What Blooms From Dust




What Blooms From Dust by James Markert

     The Goodbye family lived in Nowhere, Oklahoma.  Jeremiah and Josiah Goodbye were born and grew up in Nowhere but their lives were just different enough that Jeremiah’s gift of calling out someone through a flip of a coin, and always getting the flip right, was countered with his nightmares.  The nightmares plagued him his whole life and lasted exactly one minute and fifty two seconds.  Josiah held his hand through them everytime.  
     We meet Jeremiah in the electric chair.  Exactly at the moment the switch is flipped, a tornado tears down the jail, killing everyone in the jail but Jeremiah.  The force of the storm releases him from the chair and he walks away toward home.   On the way he buys a child, who was being sold by his mother, for twenty five cents.  Peter is, as we would know now, autistic.  His mother just thinks he’s weird.  Peter gladly comes away with Jeremiah, carrying his typewriter, which he types on constantly, even though he doesn’t have any paper.  Coming home to Nowhere is risky.  It was the sheriff there who sent Jeremiah to jail. 
     The story of the Goodbye family is told through the backdrop of the dust storms which come daily, sometimes more than once a day and finally, the biggest, baddest storm of them all, black, fierce, long and hard sucks what is left of the life and will of the people of Nowhere.  Black Sunday does them in.  They give up.  They become like zombies, hiding in their homes, not cleaning out their homes as storm after storm continues, they begin to starve and don’t care.  We find out what it’s like to live with dust in your nose, lungs, between your teeth, in your clothes, beds, breaking windows, coming in through any tiny way.

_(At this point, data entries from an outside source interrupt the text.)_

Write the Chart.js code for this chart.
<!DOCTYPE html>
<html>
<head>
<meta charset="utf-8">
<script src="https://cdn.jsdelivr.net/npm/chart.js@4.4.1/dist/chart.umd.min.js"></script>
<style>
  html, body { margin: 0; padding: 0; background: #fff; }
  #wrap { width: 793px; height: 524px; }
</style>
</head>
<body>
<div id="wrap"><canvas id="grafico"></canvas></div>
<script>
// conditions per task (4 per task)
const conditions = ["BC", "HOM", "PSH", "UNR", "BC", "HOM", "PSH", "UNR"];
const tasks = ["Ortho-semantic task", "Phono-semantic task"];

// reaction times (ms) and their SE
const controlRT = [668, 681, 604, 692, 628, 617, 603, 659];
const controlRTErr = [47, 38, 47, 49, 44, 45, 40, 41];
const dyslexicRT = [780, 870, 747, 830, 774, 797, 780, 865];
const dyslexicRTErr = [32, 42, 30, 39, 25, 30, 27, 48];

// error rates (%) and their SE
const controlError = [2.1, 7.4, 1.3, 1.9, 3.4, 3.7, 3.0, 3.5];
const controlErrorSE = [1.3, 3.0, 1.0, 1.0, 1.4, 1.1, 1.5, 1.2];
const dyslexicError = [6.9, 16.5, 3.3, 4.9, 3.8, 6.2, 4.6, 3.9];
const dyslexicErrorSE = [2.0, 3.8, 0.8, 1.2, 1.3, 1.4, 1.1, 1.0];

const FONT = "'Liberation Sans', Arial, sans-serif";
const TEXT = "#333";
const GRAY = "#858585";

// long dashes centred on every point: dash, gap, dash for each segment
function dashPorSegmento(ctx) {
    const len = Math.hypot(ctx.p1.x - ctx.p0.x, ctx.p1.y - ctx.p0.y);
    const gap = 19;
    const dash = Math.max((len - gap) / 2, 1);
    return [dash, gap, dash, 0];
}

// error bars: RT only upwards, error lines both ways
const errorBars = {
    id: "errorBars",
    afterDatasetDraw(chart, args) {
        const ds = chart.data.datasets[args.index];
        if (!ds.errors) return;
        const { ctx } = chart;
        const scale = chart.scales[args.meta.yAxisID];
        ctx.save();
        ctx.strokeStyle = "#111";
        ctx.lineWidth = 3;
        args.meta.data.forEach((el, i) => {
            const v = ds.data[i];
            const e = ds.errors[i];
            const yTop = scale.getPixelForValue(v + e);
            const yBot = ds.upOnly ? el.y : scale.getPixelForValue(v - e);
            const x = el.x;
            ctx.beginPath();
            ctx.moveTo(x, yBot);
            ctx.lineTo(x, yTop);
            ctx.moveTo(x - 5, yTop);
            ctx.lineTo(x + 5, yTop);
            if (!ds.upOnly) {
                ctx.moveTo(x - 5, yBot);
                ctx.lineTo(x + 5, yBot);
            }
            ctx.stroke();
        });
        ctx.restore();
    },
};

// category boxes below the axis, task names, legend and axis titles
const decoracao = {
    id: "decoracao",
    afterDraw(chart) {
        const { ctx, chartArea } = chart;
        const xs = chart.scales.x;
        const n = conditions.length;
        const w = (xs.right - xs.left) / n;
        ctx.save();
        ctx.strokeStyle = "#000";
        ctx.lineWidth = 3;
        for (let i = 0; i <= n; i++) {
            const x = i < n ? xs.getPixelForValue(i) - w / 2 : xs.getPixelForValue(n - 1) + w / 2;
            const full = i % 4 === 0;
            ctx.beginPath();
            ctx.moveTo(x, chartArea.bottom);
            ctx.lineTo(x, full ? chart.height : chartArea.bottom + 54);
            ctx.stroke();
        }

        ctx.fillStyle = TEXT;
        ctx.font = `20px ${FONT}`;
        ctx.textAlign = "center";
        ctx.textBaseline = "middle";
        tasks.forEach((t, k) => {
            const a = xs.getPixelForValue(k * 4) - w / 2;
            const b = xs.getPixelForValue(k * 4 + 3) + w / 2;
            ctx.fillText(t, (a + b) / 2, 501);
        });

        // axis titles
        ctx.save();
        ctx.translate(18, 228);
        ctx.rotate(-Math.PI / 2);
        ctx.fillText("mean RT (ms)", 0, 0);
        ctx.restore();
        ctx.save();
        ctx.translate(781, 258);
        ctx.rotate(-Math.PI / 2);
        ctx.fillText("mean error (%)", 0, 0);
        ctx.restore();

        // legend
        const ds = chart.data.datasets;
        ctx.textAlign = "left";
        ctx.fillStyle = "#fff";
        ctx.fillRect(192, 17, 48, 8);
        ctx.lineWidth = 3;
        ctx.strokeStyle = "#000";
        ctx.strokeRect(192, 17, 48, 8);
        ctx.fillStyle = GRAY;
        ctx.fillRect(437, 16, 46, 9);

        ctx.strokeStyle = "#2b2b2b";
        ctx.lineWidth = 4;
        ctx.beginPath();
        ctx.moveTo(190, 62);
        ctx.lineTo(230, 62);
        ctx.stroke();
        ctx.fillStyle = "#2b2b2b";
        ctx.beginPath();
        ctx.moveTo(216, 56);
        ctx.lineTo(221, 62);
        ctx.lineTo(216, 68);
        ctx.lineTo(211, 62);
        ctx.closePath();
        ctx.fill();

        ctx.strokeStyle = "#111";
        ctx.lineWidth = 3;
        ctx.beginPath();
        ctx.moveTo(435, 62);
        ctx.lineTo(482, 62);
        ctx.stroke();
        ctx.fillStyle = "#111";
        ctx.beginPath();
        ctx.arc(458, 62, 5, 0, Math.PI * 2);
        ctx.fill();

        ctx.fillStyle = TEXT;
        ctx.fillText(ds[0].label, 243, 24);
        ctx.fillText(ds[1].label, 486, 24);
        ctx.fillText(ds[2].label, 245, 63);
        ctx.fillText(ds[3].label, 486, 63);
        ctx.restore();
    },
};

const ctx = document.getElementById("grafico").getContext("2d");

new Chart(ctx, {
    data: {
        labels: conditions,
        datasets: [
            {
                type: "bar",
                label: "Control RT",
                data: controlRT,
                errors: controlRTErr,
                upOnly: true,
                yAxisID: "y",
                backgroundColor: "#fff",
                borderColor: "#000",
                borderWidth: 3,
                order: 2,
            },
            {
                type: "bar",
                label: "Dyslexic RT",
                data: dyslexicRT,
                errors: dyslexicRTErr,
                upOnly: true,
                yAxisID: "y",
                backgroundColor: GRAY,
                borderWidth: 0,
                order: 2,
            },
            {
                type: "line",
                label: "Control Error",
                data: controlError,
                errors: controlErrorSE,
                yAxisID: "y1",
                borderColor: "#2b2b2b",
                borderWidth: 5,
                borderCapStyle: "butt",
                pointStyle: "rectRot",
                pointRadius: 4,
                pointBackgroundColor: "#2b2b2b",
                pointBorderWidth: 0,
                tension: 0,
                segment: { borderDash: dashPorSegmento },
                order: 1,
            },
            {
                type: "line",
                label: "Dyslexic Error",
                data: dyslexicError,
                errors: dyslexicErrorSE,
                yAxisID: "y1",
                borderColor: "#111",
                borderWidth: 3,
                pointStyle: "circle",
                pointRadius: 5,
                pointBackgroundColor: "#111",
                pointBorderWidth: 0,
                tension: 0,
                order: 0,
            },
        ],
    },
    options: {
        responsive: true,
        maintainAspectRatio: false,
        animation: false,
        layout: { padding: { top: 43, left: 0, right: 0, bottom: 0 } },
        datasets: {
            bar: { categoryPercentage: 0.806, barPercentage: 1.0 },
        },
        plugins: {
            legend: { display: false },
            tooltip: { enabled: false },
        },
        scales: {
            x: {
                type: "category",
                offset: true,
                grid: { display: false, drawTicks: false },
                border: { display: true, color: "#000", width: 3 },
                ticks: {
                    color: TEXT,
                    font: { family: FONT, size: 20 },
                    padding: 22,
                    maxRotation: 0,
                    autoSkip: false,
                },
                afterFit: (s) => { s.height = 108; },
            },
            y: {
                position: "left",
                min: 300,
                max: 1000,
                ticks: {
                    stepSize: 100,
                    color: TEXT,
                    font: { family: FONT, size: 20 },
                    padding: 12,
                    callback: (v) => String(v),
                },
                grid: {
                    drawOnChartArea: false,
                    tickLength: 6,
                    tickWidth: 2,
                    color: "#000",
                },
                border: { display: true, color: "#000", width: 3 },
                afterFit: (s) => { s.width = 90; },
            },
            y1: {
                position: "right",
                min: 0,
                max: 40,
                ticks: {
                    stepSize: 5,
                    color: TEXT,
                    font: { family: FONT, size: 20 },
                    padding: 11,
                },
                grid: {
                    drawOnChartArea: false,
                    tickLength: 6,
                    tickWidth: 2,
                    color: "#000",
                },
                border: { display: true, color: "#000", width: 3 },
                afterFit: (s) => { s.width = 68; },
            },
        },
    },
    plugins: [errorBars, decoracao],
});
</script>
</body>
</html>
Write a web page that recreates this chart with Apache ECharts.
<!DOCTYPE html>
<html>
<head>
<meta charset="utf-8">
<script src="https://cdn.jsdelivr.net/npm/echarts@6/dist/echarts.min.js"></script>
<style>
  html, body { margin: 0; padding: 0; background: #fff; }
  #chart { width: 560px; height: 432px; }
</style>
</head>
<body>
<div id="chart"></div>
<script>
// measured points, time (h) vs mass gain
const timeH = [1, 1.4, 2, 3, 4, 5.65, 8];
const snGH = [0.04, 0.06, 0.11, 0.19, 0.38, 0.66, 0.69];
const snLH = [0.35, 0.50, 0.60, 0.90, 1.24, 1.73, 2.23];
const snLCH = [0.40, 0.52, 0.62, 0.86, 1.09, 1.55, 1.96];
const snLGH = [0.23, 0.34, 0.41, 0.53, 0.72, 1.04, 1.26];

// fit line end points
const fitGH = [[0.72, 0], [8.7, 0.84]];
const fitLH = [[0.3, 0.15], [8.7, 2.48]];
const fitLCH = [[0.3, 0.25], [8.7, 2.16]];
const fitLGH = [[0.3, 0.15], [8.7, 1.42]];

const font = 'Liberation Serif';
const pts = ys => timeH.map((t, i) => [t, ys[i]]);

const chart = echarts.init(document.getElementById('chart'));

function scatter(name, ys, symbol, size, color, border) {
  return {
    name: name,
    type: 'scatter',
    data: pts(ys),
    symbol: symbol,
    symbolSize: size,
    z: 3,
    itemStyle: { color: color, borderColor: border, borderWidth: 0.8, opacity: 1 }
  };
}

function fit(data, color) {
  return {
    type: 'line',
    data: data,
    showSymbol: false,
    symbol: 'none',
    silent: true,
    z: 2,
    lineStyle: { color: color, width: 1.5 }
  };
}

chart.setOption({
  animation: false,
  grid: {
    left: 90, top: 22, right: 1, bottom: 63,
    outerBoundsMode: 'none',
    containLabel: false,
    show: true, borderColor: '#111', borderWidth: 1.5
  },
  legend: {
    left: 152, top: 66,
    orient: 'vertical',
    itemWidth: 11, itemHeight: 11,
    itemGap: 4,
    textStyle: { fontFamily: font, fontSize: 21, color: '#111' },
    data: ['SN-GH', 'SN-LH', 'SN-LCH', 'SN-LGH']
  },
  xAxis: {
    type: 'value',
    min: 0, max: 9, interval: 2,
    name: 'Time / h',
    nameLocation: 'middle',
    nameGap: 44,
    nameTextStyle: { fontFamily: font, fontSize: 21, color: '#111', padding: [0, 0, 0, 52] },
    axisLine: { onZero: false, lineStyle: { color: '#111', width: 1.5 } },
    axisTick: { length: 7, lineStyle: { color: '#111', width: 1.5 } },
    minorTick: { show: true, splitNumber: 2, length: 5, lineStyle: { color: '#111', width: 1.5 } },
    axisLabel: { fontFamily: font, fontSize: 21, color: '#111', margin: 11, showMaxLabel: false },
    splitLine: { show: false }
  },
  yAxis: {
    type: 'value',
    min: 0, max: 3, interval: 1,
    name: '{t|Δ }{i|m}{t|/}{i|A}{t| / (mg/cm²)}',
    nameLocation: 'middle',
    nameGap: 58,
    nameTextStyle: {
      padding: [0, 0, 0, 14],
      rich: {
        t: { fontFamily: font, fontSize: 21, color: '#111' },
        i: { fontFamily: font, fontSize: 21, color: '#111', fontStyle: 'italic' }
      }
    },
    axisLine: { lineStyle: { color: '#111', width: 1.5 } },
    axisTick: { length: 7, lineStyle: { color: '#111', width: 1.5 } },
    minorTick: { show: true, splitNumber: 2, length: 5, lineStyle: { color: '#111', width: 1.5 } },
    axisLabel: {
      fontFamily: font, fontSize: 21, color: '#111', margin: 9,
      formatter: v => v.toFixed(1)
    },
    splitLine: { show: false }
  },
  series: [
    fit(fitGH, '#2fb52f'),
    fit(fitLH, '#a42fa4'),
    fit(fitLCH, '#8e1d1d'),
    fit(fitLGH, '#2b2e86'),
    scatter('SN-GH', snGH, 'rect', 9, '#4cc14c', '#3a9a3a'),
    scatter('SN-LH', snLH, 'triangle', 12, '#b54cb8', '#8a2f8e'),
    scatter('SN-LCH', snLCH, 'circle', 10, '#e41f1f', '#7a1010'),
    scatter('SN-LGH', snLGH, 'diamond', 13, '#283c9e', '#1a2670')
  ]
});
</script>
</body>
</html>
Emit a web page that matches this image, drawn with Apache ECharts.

And it’s scary.  It’s scary to read about but the author puts us there living it.
     After Black Sunday Peter has the answer.
     The Great Depression of the 1930’s has always fascinated me.  Not being mathematically gifted, I could never wrap my head around the economics of it but I could understand drought and land abuse and desperation.  My interest in the Depression was centered mostly on the Dust Bowl, the area of our country that was devastated by drought and because the land had been laid bare, the ensuing dust storms.  The magnitude is hard to imagine. Not everyone left their farms for the promise of what California offered. This story is about hope, stamina, strength, fortitude and stubbornness.  I couldn’t put it down.